UNICEF is stockpiling syringes ahead of a COVID-19 vaccine
The United Nations children’s agency UNICEF is stockpiling hundreds of millions of syringes in anticipation of a coronavirus vaccine to make sure there is enough global supply, the organization announced Monday.
UNICEF said initially it will stockpile 520 million syringes in its warehouses, part of a larger plan to have 1 billion syringes by 2021. The goal is to guarantee initial supply and help ensure that syringes arrive in countries before the COVID-19 vaccine does.
Besides syringes, UNICEF said it is also buying 5 million safety boxes so that used syringes and needles can be disposed of in a safe manner by personnel at health facilities.
UNICEF said it is “bundling” the syringes with safety boxes to ensure enough safety boxes are available to go along with the syringes. Every safety box carries 100 syringes.
The effort will be reimbursed by the nonprofit Gavi Vaccine Alliance, and the syringes will be used for the Gavi-funded Covax Initiative.
The goal of Covax is to place orders for multiple promising vaccine candidates with the aim of distributing successful ones equitably, comprising more than 180 countries. The U.S. has publicly rejected participating.
UNICEF is the largest vaccine buyer in the world and said it is working with the World Health Organization as well as manufacturers on the storage and distribution logistics of COVID-19 vaccines for 92 low- and lower-middle-income countries.

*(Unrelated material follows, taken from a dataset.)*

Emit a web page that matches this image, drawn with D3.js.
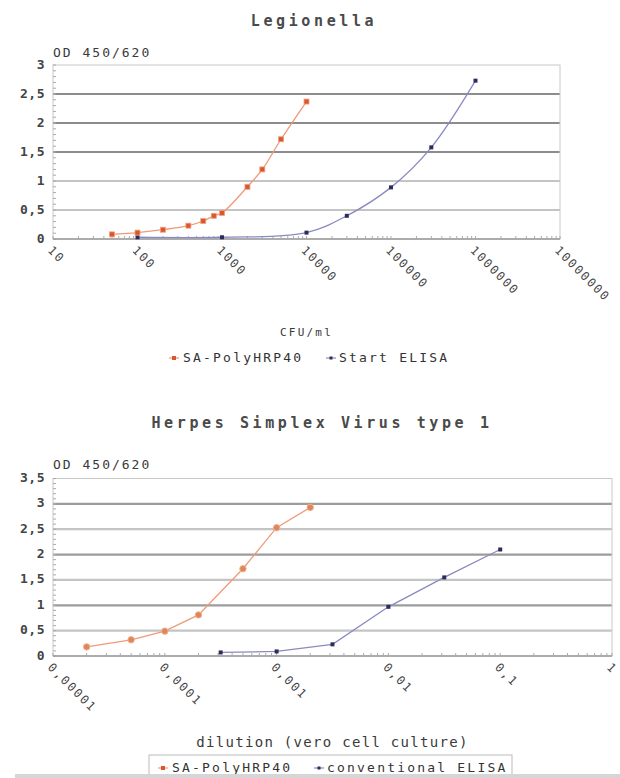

The agency normally works on childhood immunizations in low-income countries but has shifted its focus to broader vaccination efforts against COVID-19.
“Vaccinating the world against COVID-19 will be one of the largest mass undertakings in human history, and we will need to move as quickly as the vaccines can be produced,” UNICEF Executive Director Henrietta Fore said in a statement.
The organization also said it is helping to map out existing cold chain equipment and storage capacity. While there is no coronavirus vaccine yet, almost every vaccine needs constant sterile refrigeration, which can be a problem in many developing countries.
Even in developed countries, temperature will likely be a hurdle. One of the leading candidates, manufactured by Pfizer, requires ultra-cold storage
Without access to cold storage, people in developing countries would likely be some of the last to emerge from the global COVID-19 pandemic. UNICEF said it has made progress upgrading existing cold chain equipment across health facilities, mostly in Africa, but there are still cracks in the system that need to be solved.